The DEEP-ER project: I/O and resiliency extensions for the Cluster-Booster architecture
Anke Kreuzer, Norbert Eicker, Jorge Amaya, Raphael Leger, Estela Suarez
TL;DR
The paper tackles Exascale I/O and resiliency challenges by extending the Cluster-Booster architecture with a multi-level memory hierarchy, including non-volatile memory and Network Attached Memory. It presents a cohesive software stack—centered on SCR-based checkpointing, SIONlib, BeeGFS/BeeOND, and an OmpSs abstraction layer—designed to preserve portability while boosting performance and fault tolerance.
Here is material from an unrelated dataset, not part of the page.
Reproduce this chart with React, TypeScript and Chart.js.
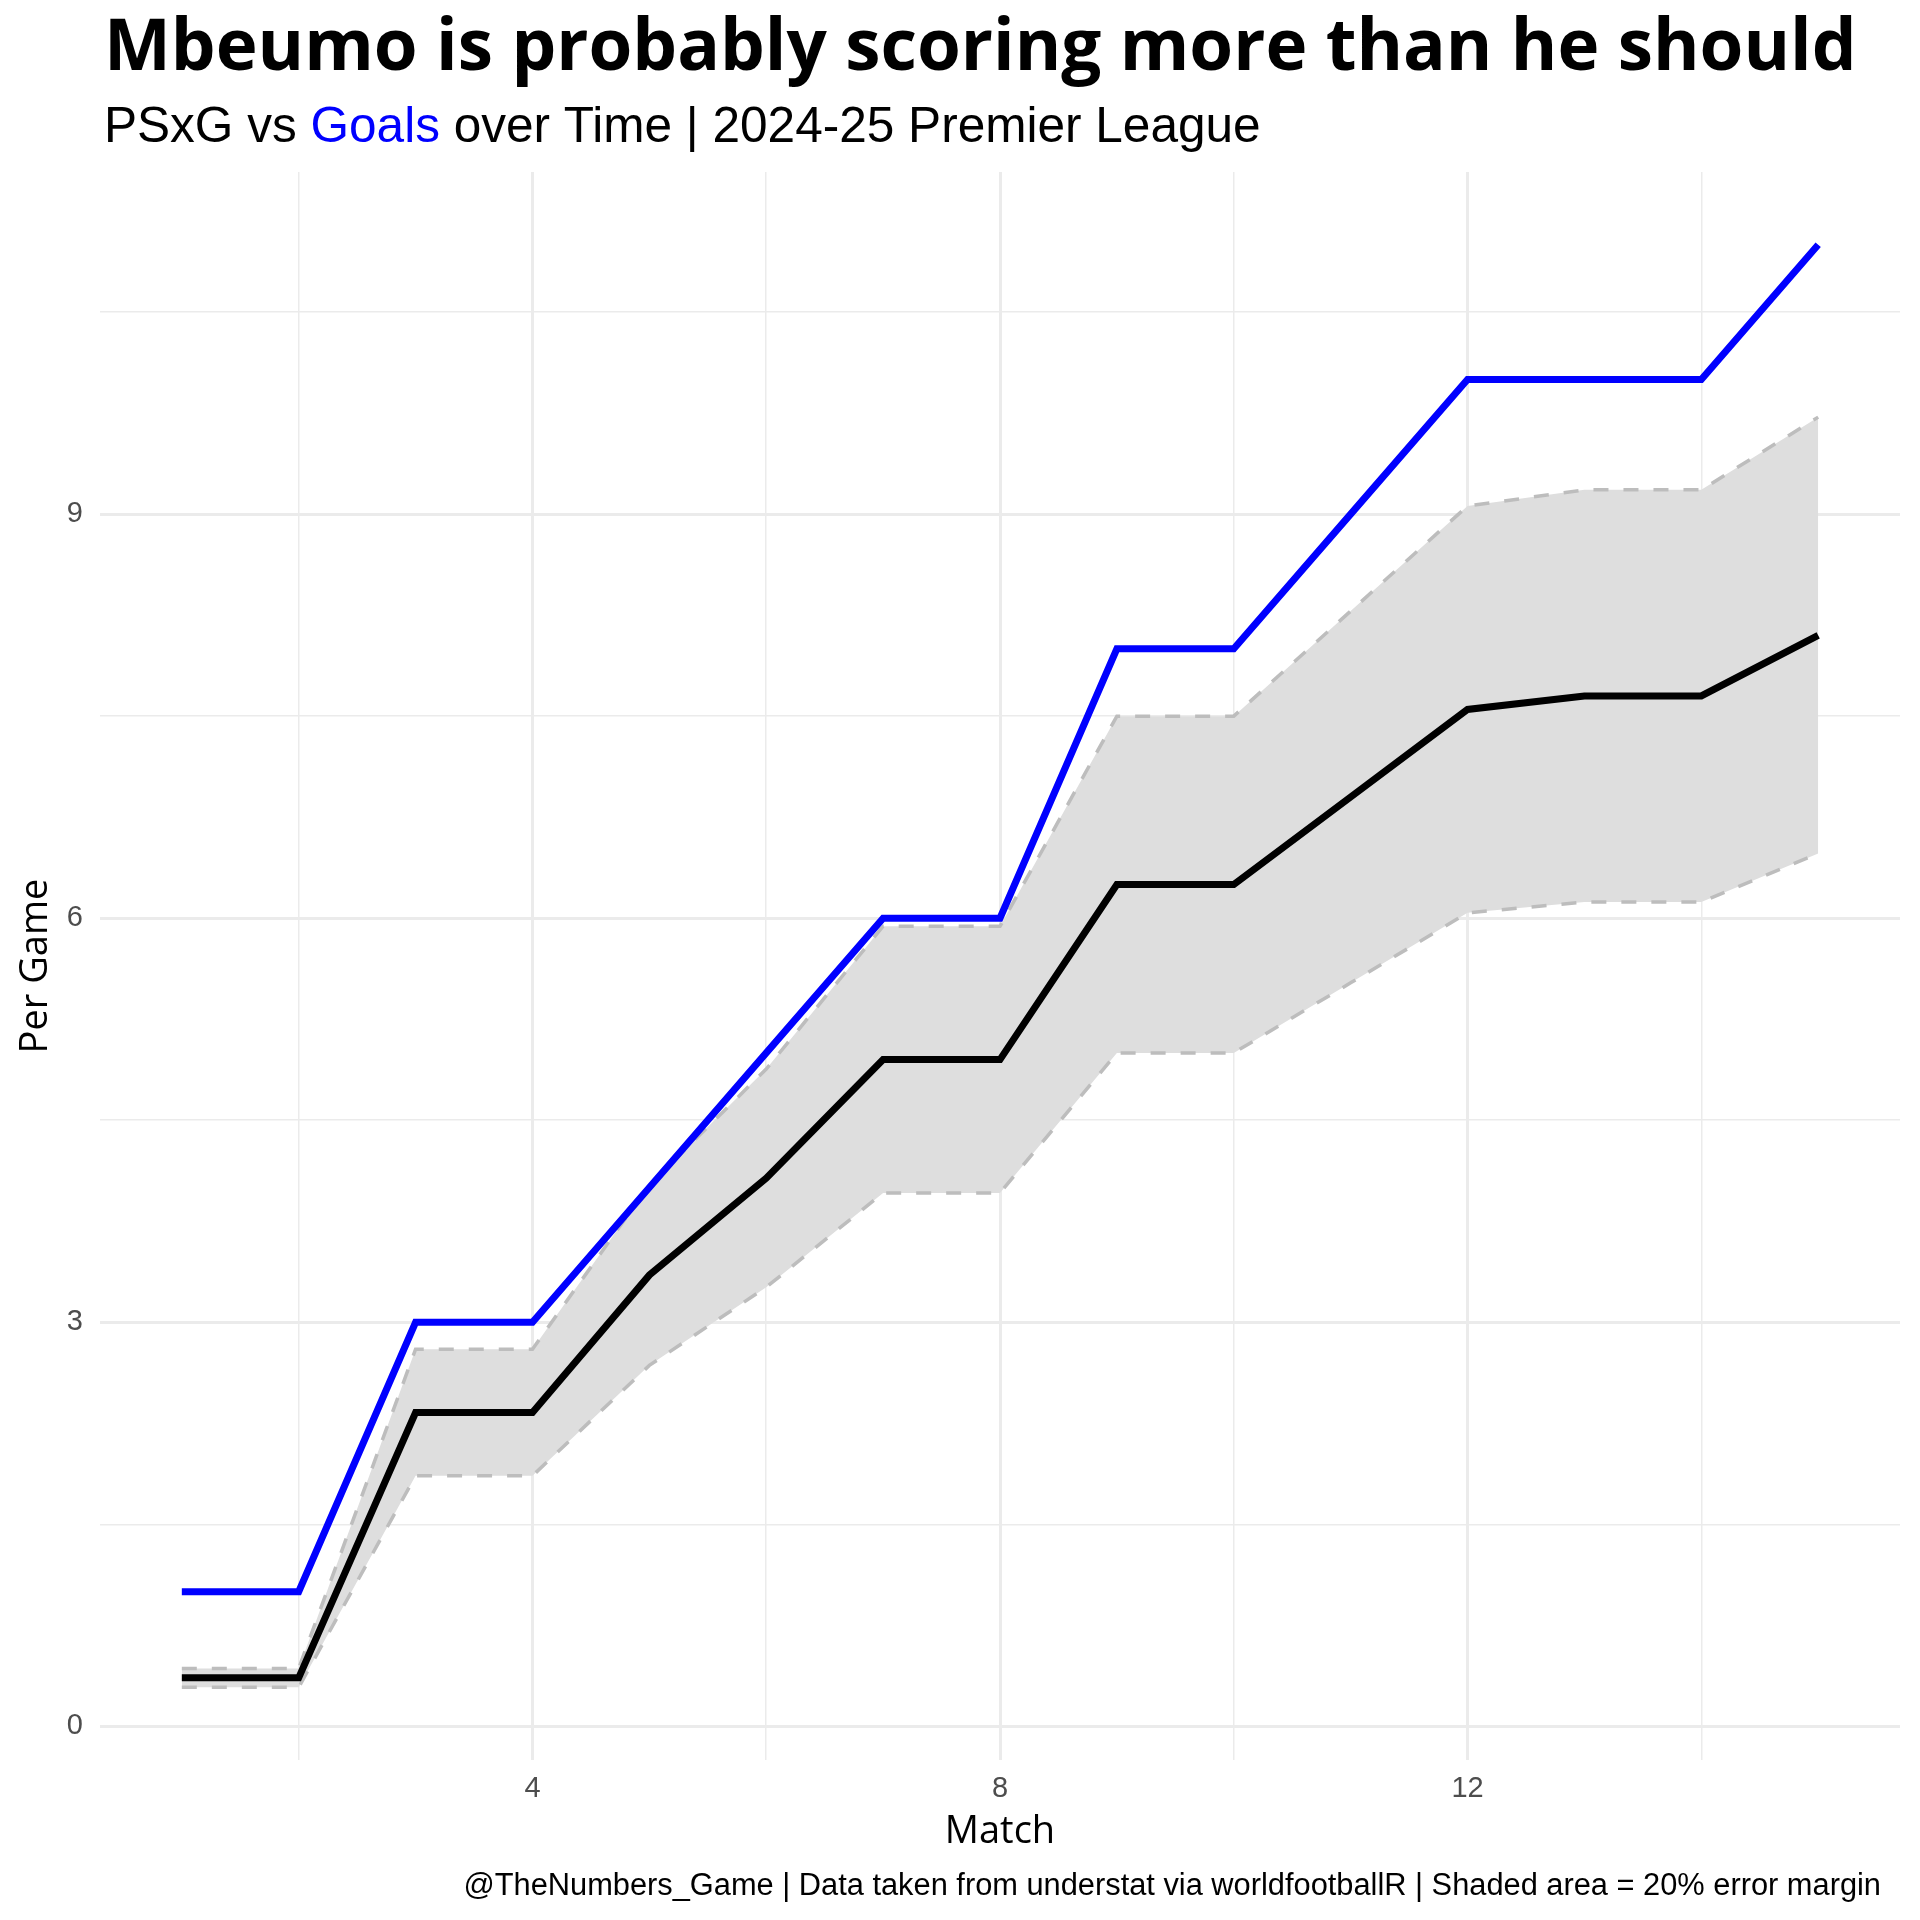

Co-design applications demonstrate meaningful improvements in I/O throughput, checkpoint overhead, and task resiliency, including NAM-based parity and advanced OmpSs resiliency features. Collectively, the work advances Modular Supercomputing concepts and informs future DEEP-EST platforms that integrate heterogeneous compute modules for scalable HPC and HPDA workloads.
Abstract
The recently completed research project DEEP-ER has developed a variety of hardware and software technologies to improve the I/O capabilities of next generation high-performance computers, and to enable applications recovering from the larger hardware failure rates expected on these machines. The heterogeneous Cluster-Booster architecture --first introduced in the predecessor DEEP project-- has been extended by a multi-level memory hierarchy employing non-volatile and network-attached memory devices. Based on this hardware infrastructure, an I/O and resiliency software stack has been implemented combining and extending well established libraries and software tools, and sticking to standard user-interfaces. Real-world scientific codes have tested the projects' developments and demonstrated the improvements achieved without compromising the portability of the applications.